Today’s obvious destination is the city of Tours, only some 60 miles away. But twice now I have fallen foul of the impact of the floods and guaranteeing a reasonable arrival time was my priority for today. However, unlike the last two days, everything went well so I am now relaxing in the sun amid green pastures and trees with 40 miles done and time on my hands.
It has been a pleasant and interesting day. Even the one or two flood related diversions seemed insignificant with the sun on my back and no time pressure. The route started much as yesterday finished: a quiet road by the river with the occasional small white stone village along its length. Eight miles in I stopped for coffee at the larger town of Saumur, after which the route headed a little higher up the valley through villages where the houses had been developed from caves or carved out of the white, limestone rock face. I stopped at a quirky looking bar that was part constructed, part natural, where despite the hour I enjoyed a beer before checking out its cave wine cellar extending well into the rock. And yes, I cycled off with a bottle. Caves, natural and man made have been used for housing by the poor in this area for centuries. The rich, on the other hand, used them for wine storage. Nowadays while some are still homes, many are cafes, restaurants and even hotels.

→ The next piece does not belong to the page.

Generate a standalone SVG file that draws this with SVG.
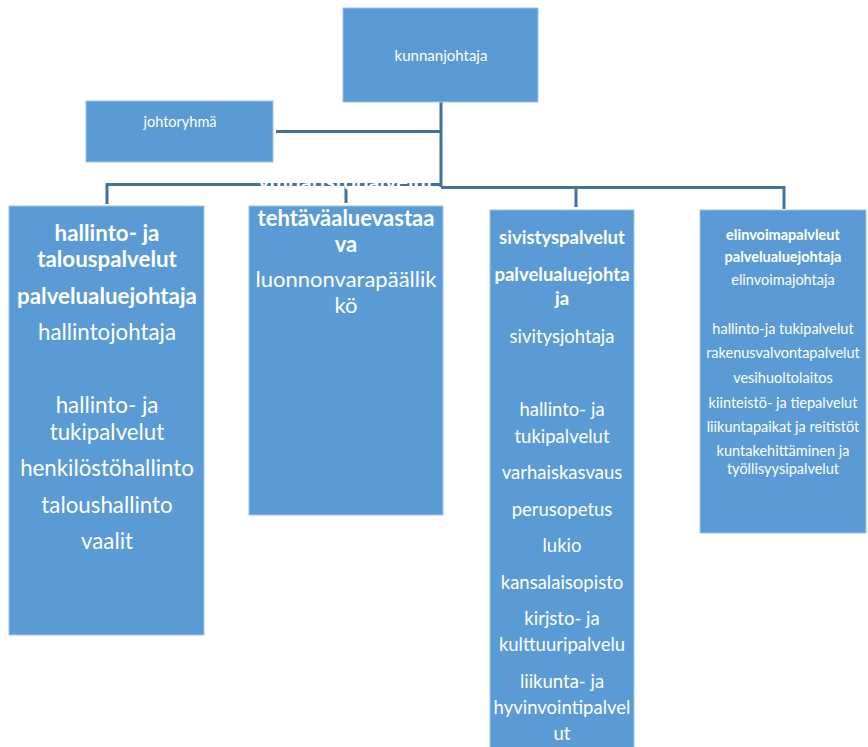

After a couple more troglodyte villages and a lengthy cycle through vineyards it was back down towards the river and a long road through countryside, small villages and farmland. The day ended with a long tree-shaded section on a levee, feeling a million miles from anywhere, until I arrived at Rigny-Ussé which seems little more than the farm where I am spending the night; definitely no restaurant here. I am 23 miles west of Tours and it stills feels like it is a million miles from anywhere.